Every contested election has winners and losers.
We tend to focus on the winners, what with their promises of a brighter tomorrow and all. But it is the losers on whom our democracy hinges.
Think about it. What would happen if the losers didn't go quietly?
"Graceful concessions by losing candidates constitute a sort of glue that holds the polity together, providing a cohesion that's lacking in less well-established democracies," said Shaun Bowler, a political science professor at the University of California Riverside.
Bowler studies democracies and his research suggests they collapse without graceful losers.
Which brings us to Republican Monroe County legislators, who displayed as much grace in the wake of the drubbing their party took on Election Day as an elephant on ice skates.
After watching their majority in the County Legislature shrink to a single seat and a Democrat win a county executive race for the first time in over 30 years, Republicans played hardball and introduced the CABLE Act of 2019.
The "Checks and Balances for Legislative Equality" bill sought to, among other things, weaken the authority of the incoming county executive, Adam Bello, by giving the legislature approval over his entire cabinet.
In that sense, as one astute CITY reader pointed out, the bill was more cabal than CABLE.
I wish I thought of this . . . https://t.co/B5zMZCuv2P— David Andreatta (@david_andreatta) November 15, 2019
What happened here, as has happened elsewhere, was a phenomenon Harvard political scientist Daniel Zimblatt detailed in a book he co-authored, "How Democracies Die."

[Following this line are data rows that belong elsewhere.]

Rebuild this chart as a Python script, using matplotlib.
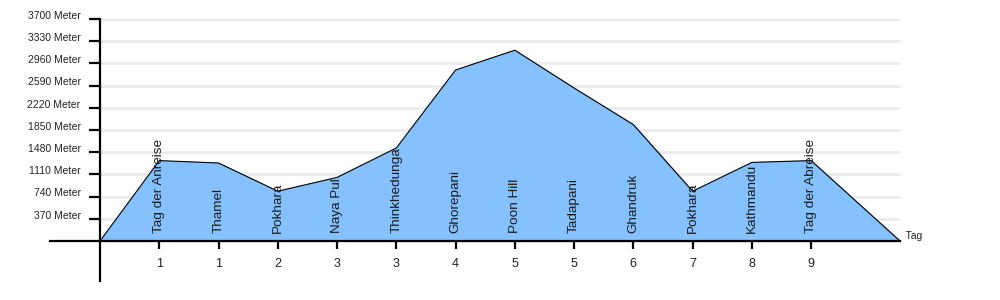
import numpy as np
import matplotlib
matplotlib.use('Agg')
import matplotlib.pyplot as plt
import matplotlib.transforms as mtransforms

plt.rcParams['font.family'] = ['Liberation Sans', 'DejaVu Sans']

# stages of the trek
places = ['Tag der Anreise', 'Thamel', 'Pokhara', 'Naya Pul', 'Thinkhedunga',
          'Ghorepani', 'Poon Hill', 'Tadapani', 'Ghandruk', 'Pokhara',
          'Kathmandu', 'Tag der Abreise']
days = ['1', '1', '2', '3', '3', '4', '5', '5', '6', '7', '8', '9']
altitude = [1340, 1300, 830, 1060, 1550, 2850, 3180, 2550, 1940, 830, 1310, 1340]
end_x = 13.5
yticks = [370, 740, 1110, 1480, 1850, 2220, 2590, 2960, 3330, 3700]

x = np.arange(1, len(places) + 1)
xs = np.concatenate([[0], x, [end_x]])
ys = np.concatenate([[0], altitude, [0]])

fig = plt.figure(figsize=(10, 3), dpi=100)
ax = fig.add_axes([0.05, 19 / 300, 0.85, 262 / 300])
ax.set_xlim(-50 / 59.25, end_x)
ax.set_ylim(-40 / 0.06, 3700)

ax.hlines(yticks, 0, end_x, color='#ebebeb', linewidth=2, zorder=0)
ax.fill_between(xs, ys, 0, color='#85c1ff', zorder=1)
ax.plot(xs, ys, color='black', linewidth=0.8, zorder=2)

for xi, name in zip(x, places):
    ax.text(xi, 130, name, rotation=90, ha='center', va='bottom',
            fontsize=9.7, color='#1a1a1a', zorder=3)

for s in ['top', 'right']:
    ax.spines[s].set_visible(False)
ax.spines['left'].set_position(('data', 0))
ax.spines['bottom'].set_position(('data', 0))
ax.spines['left'].set_linewidth(1.6)
ax.spines['bottom'].set_linewidth(1.6)

ax.set_xticks(x)
ax.set_xticklabels(days, fontsize=9, color='#222222')
ax.set_yticks(yticks)
ax.set_yticklabels([f'{v} Meter' for v in yticks], fontsize=7.5, color='#222222')
ax.tick_params(axis='x', length=6, width=1.6, pad=6)
ax.tick_params(axis='y', length=8, width=1.6, pad=6)

# y labels sit a bit above their ticks
off = mtransforms.ScaledTranslation(0, 3 / 72, fig.dpi_scale_trans)
for lab in ax.get_yticklabels():
    lab.set_transform(lab.get_transform() + off)

ax.text(end_x, 0, '  Tag', fontsize=7.5, ha='left', va='bottom', color='#222222',
        clip_on=False)

fig.savefig('out.png', dpi=100)
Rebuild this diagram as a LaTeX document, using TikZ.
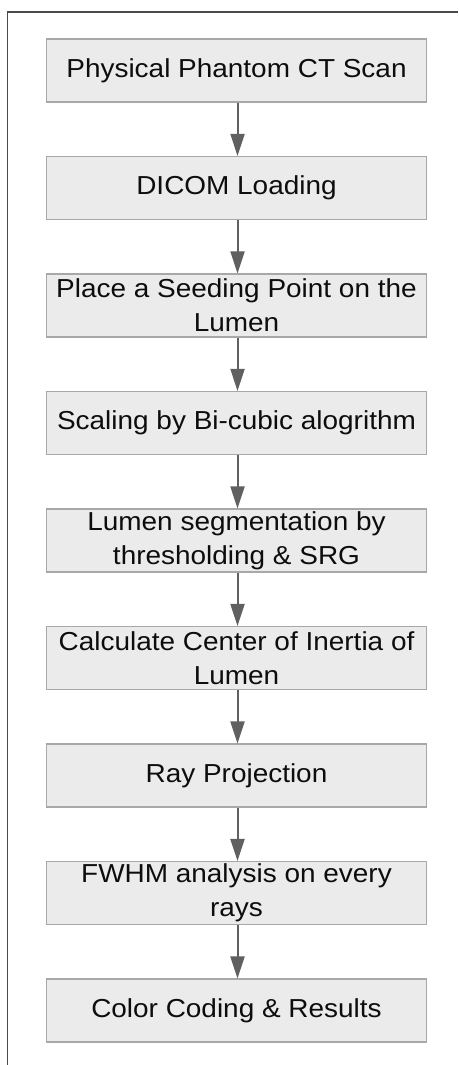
\documentclass[tikz,border=0pt]{standalone}
\usepackage{fontspec}
\setmainfont{Liberation Sans}[FakeStretch=1.075]
\usetikzlibrary{arrows.meta}
\definecolor{boxfill}{HTML}{EBEBEB}
\definecolor{boxline}{HTML}{A8A8A8}
\definecolor{arrowcol}{HTML}{606060}
\definecolor{framecol}{HTML}{4A4A4A}
\tikzset{
  stepbox/.style={draw=boxline, fill=boxfill, line width=1.2pt,
    minimum width=380.5pt, minimum height=63pt, inner sep=0pt,
    align=center, text=black!95,
    font=\fontsize{26}{33.7}\selectfont},
  flowarrow/.style={draw=arrowcol, line width=2pt,
    -{Triangle[width=14pt,length=22pt]}, shorten >=0pt},
  framing/.style={draw=framecol, line width=1.4pt}
}
\begin{document}
\begin{tikzpicture}[x=1pt,y=-1pt]
\useasboundingbox (0,0) rectangle (458,1065);
\coordinate (fa) at (7.5,1065);
\coordinate (fb) at (7.5,12);
\coordinate (fc) at (458,12);
\draw[framing] (fa) -- (fb) -- (fc);
\node[stepbox] (s1) at (236.5,70.5) {Physical Phantom CT Scan};
\node[stepbox] (s2) at (236.5,188) {DICOM Loading};
\node[stepbox] (s3) at (236.5,305.5) {Place a Seeding Point on the\\Lumen};
\node[stepbox] (s4) at (236.5,423) {Scaling by Bi-cubic alogrithm};
\node[stepbox] (s5) at (236.5,540.5) {Lumen segmentation by\\thresholding \& SRG};
\node[stepbox] (s6) at (236.5,658) {Calculate Center of Inertia of\\Lumen};
\node[stepbox] (s7) at (236.5,775.5) {Ray Projection};
\node[stepbox] (s8) at (236.5,893) {FWHM analysis on every\\rays};
\node[stepbox] (s9) at (236.5,1010.5) {Color Coding \& Results};
\foreach \a/\b in {s1/s2,s2/s3,s3/s4,s4/s5,s5/s6,s6/s7,s7/s8,s8/s9}
  \draw[flowarrow] ([xshift=1pt]\a.south) -- ([xshift=1pt]\b.north);
\end{tikzpicture}
\end{document}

For most of the last century, he noted, Republicans and Democrats regarded each other as legitimate. They operated with the understanding that election results were neither permanent nor intolerable. The losers accepted the outcome and prepared for the next election.
In recent years, though, that thinking has changed, particularly among Republicans. Zimblatt theorized it was because Republicans tended to enjoy more status within society historically.

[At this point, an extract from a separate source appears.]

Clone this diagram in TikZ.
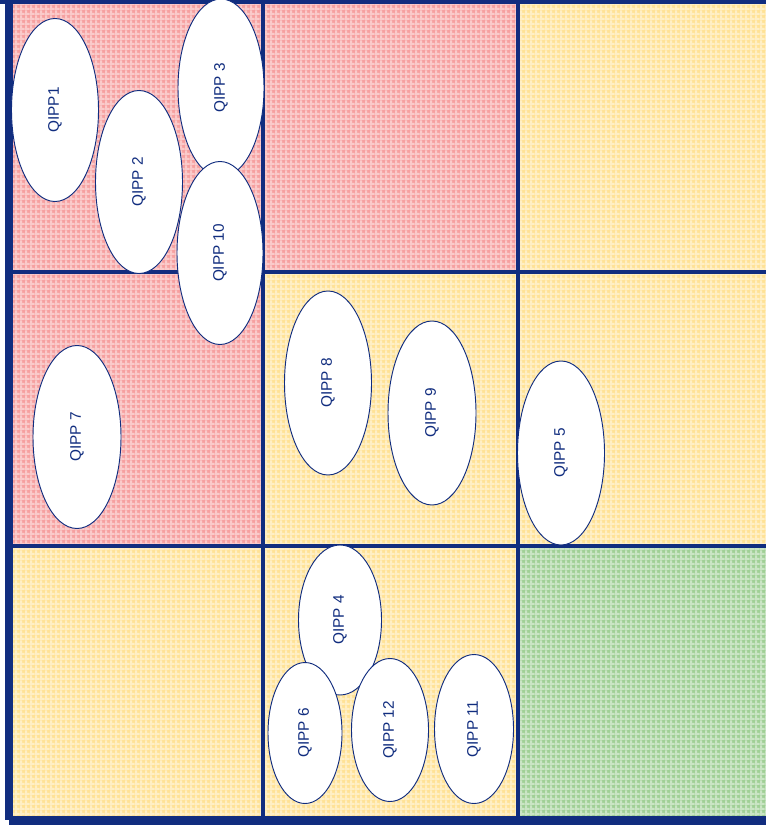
\documentclass[tikz,border=0pt]{standalone}
\usepackage{fontspec}
\setmainfont{Liberation Sans}
\usepackage{xcolor}
\usepackage{tikz}
\usetikzlibrary{shapes.geometric, patterns.meta}

\definecolor{qblue}{RGB}{17,45,127}
\definecolor{qred}{RGB}{246,160,160}
\definecolor{qyellow}{RGB}{255,226,150}
\definecolor{qgreen}{RGB}{160,208,150}

\tikzdeclarepattern{
  name=gingham,
  type=uncolored,
  bounding box={(0,0) and (4pt,4pt)},
  tile size={(4pt,4pt)},
  code={
    \fill (0pt,0pt) rectangle (4pt,1.8pt);
    \fill (0pt,0pt) rectangle (1.8pt,4pt);
  }
}

\begin{document}
\begin{tikzpicture}[x=0.75pt, y=-0.75pt,
    cell/.style={fill=#1},
    check/.style={pattern={gingham}, pattern color=white, fill opacity=0.45},
    gridline/.style={qblue, line width=2.4pt},
    qsize/.style 2 args={minimum width=#1*0.75pt, minimum height=#2*0.75pt},
    qipp/.style={ellipse, draw=qblue, line width=0.7pt, fill=white,
      inner sep=0pt, rotate=90, text=qblue,
      font=\fontsize{11.5}{14}\selectfont}]
    \useasboundingbox (0,0) rectangle (766,830);

    % Felder
    \fill[cell=qred]    (12,3)    rectangle (263,272);
    \fill[cell=qred]    (263,3)   rectangle (518,272);
    \fill[cell=qyellow] (518,3)   rectangle (766,272);
    \fill[cell=qred]    (12,272)  rectangle (263,546);
    \fill[cell=qyellow] (263,272) rectangle (518,546);
    \fill[cell=qyellow] (518,272) rectangle (766,546);
    \fill[cell=qyellow] (12,546)  rectangle (263,817);
    \fill[cell=qyellow] (263,546) rectangle (518,817);
    \fill[cell=qgreen]  (518,546) rectangle (766,817);
    \fill[check] (12,3) rectangle (766,817);

    % Gitter
    \draw[gridline] (263,0) -- (263,817);
    \draw[gridline] (518,0) -- (518,817);
    \draw[gridline] (12,272) -- (766,272);
    \draw[gridline] (12,546) -- (766,546);
    \fill[qblue] (0,0) rectangle (766,4);

    % Achsen
    \fill[qblue] (5,0) rectangle (13,820);
    \fill[qblue] (9,816) rectangle (766,825);

    % QIPP
    \node[qipp, qsize={183}{87}] (q1)  at (55,110)  {QIPP1};
    \node[qipp, qsize={183}{87}] (q2)  at (139,182) {QIPP 2};
    \node[qipp, qsize={178}{86}] (q3)  at (221,88)  {QIPP 3};
    \node[qipp, qsize={183}{86}] (q10) at (220,253) {QIPP 10};
    \node[qipp, qsize={183}{88}] (q7)  at (77,437)  {QIPP 7};
    \node[qipp, qsize={184}{87}] (q8)  at (328,383) {QIPP 8};
    \node[qipp, qsize={184}{88}] (q9)  at (432,413) {QIPP 9};
    \node[qipp, qsize={184}{87}] (q5)  at (561,453) {QIPP 5};
    \node[qipp, qsize={150}{83}] (q4)  at (340,620) {QIPP 4};
    \node[qipp, qsize={141}{74}] (q6)  at (305,733) {QIPP 6};
    \node[qipp, qsize={143}{77}] (q12) at (390,730) {QIPP 12};
    \node[qipp, qsize={149}{79}] (q11) at (474,729) {QIPP 11};
\end{tikzpicture}
\end{document}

When an election threatens that status, Zimblatt found, there's an impulse among some politicians to reject the results and upend the system that produced the outcome. Losing ceases to be acceptable and instead becomes a catastrophe.
The key to the system running smoothly, Zimblatt argued, is for the losers to not act on impulse and instead act with forbearance, or self-restraint.

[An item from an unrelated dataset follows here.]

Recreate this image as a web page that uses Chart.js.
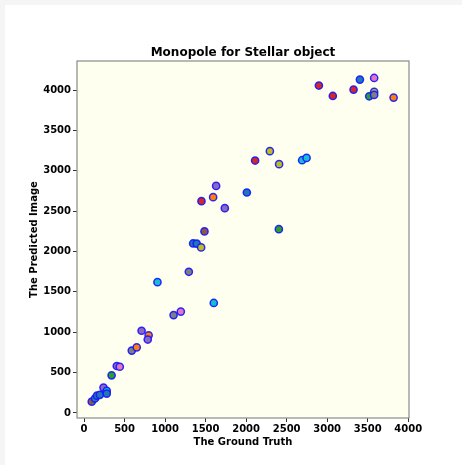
<!DOCTYPE html>
<html>
<head>
<meta charset="utf-8">
<script src="https://cdn.jsdelivr.net/npm/chart.js@4"></script>
<style>
  html, body { margin: 0; padding: 0; background: #f5f5f5; width: 462px; height: 465px; overflow: hidden; }
  #wrap { position: absolute; left: 5px; top: 5px; width: 470px; height: 470px; background: #ffffff; }
  canvas { display: block; }
</style>
</head>
<body>
<div id="wrap"><canvas id="c" width="457" height="460"></canvas></div>
<script>
const titleText = 'Monopole for Stellar object';
const xTitle = 'The Ground Truth';
const yTitle = 'The Predicted Image';

const groundTruth = [95, 135, 160, 195, 240, 280, 280, 340, 404, 441, 589, 650, 710, 797, 786, 906, 1105, 1194, 1293, 1601, 1346, 1390, 1445, 1449, 1486, 1593, 1630, 1737, 2009, 2404, 2111, 2293, 2407, 2691, 2746, 2898, 3070, 3326, 3404, 3580, 3519, 3580, 3580, 3820];
const predicted   = [140, 180, 215, 225, 315, 275, 240, 466, 582, 573, 773, 813, 1019, 963, 910, 1621, 1213, 1256, 1749, 1363, 2100, 2098, 2051, 2624, 2249, 2673, 2813, 2537, 2731, 2277, 3127, 3243, 3082, 3131, 3160, 4056, 3927, 4006, 4130, 4150, 3923, 3977, 3940, 3907];
const pointClass  = ['brown', 'blue', 'blue', 'blue', 'purple', 'cyan', 'blue', 'green', 'purple', 'pink', 'gray', 'orange', 'purple', 'orange', 'purple', 'cyan', 'gray', 'pink', 'gray', 'cyan', 'blue', 'blue', 'olive', 'red', 'brown', 'orange', 'purple', 'purple', 'blue', 'green', 'red', 'olive', 'olive', 'cyan', 'cyan', 'red', 'red', 'red', 'blue', 'pink', 'green', 'olive', 'gray', 'orange'];
const xTicks = [0, 500, 1000, 1500, 2000, 2500, 3000, 3500, 4000];
const yTicks = [0, 500, 1000, 1500, 2000, 2500, 3000, 3500, 4000];

const palette = {
  blue: '#1f77b4', orange: '#ff7f0e', green: '#2ca02c', red: '#d62728', purple: '#9467bd',
  brown: '#8c564b', pink: '#e377c2', gray: '#7f7f7f', olive: '#bcbd22', cyan: '#17becf'
};

const points = groundTruth.map((x, i) => ({ x: x, y: predicted[i] }));
const fills = pointClass.map(c => palette[c]);

const FONT = "'DejaVu Sans', sans-serif";

const framePlugin = {
  id: 'frame',
  beforeDatasetsDraw(chart) {
    const { ctx, chartArea: a } = chart;
    ctx.save();
    ctx.fillStyle = '#fffff0';
    ctx.fillRect(a.left, a.top, a.right - a.left, a.bottom - a.top);
    ctx.restore();
  },
  afterDraw(chart) {
    const { ctx, chartArea: a } = chart;
    ctx.save();
    ctx.strokeStyle = '#8a8a8a';
    ctx.lineWidth = 1.2;
    ctx.strokeRect(a.left, a.top, a.right - a.left, a.bottom - a.top);
    ctx.fillStyle = '#000';
    ctx.font = 'bold 12px ' + FONT;
    ctx.textAlign = 'center';
    ctx.textBaseline = 'middle';
    ctx.fillText(titleText, (a.left + a.right) / 2, 48);
    ctx.restore();
  }
};

new Chart(document.getElementById('c'), {
  type: 'scatter',
  data: {
    datasets: [{
      data: points,
      backgroundColor: fills,
      borderColor: 'rgba(20,20,255,0.9)',
      borderWidth: 1.5,
      pointRadius: 3.6,
      pointHoverRadius: 3.6
    }]
  },
  options: {
    responsive: false,
    animation: false,
    layout: { padding: { left: 0, top: 56, right: 53, bottom: 0 } },
    plugins: { legend: { display: false }, tooltip: { enabled: false }, title: { display: false } },
    scales: {
      x: {
        type: 'linear',
        min: -87, max: 4010,
        afterFit(s) { s.height = 47; },
        afterBuildTicks(s) { s.ticks = xTicks.map(v => ({ value: v })); },
        ticks: { font: { family: FONT, size: 10, weight: 'bold' }, color: '#000', padding: 1, maxRotation: 0, includeBounds: false, callback: v => String(v) },
        grid: { drawOnChartArea: false, drawTicks: true, tickLength: 4, color: '#333', tickWidth: 1 },
        border: { display: false },
        title: { display: true, text: xTitle, color: '#000', font: { family: FONT, size: 10, weight: 'bold' }, padding: { top: 0, bottom: 17 } }
      },
      y: {
        type: 'linear',
        min: -62, max: 4360,
        afterFit(s) { s.width = 72; },
        afterBuildTicks(s) { s.ticks = yTicks.map(v => ({ value: v })); },
        ticks: { font: { family: FONT, size: 10, weight: 'bold' }, color: '#000', padding: 2, includeBounds: false, callback: v => String(v) },
        grid: { drawOnChartArea: false, drawTicks: true, tickLength: 4, color: '#333', tickWidth: 1 },
        border: { display: false },
        title: { display: true, text: yTitle, color: '#000', font: { family: FONT, size: 10, weight: 'bold' }, padding: { top: 23, bottom: 0 } }
      }
    }
  },
  plugins: [framePlugin]
});
</script>
</body>
</html>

Increasingly, though, Republicans across the country have regarded unfavorable election outcomes as their Waterloo.
The Cabal Act was just one example.
The bill was met with outrage in Monroe County. Democrats and Republicans alike expressed their fury on social media.
Cowed Republican legislators eventually withdrew the bill, but in doing so suggested it would surface again, in one form or another, next year.
Bring it on. From a good-government standpoint, the Cabal Act wasn't all bad.
It contained a provision to roll back the deadline for the county executive to release the budget for the next fiscal year to October 15 from November 15.
Of course, mid-October had been the deadline for decades until Republican legislators changed it in 2006 to enable the Republican county executive at the time to release her budget, and the potentially controversial elements of it, after Election Day.
Another Cabal Act provision required the county executive to respond to written correspondence from the legislature within 30 days. That seems reasonable. Of course, Democratic legislators have complained for years that they never received such a courtesy.
Indeed, there was some good in the Cabal Act.
What made the Cabal Act unpalatable, other than it weakening the powers of the county executive, was that Republicans either never played by the rules the bill proposed or had changed them to suit their political needs at the time.
"As soon as politicians start down that road, it also becomes harder for citizens to turn back," Bowler said. "If politicians aren't going to play by the rules, then why should we play by the laws that they put in place for the rest of us?"
Some of the Cabal Act provisions were either always good government - period - or always politics. The trouble was, Republican leaders could not say which was which.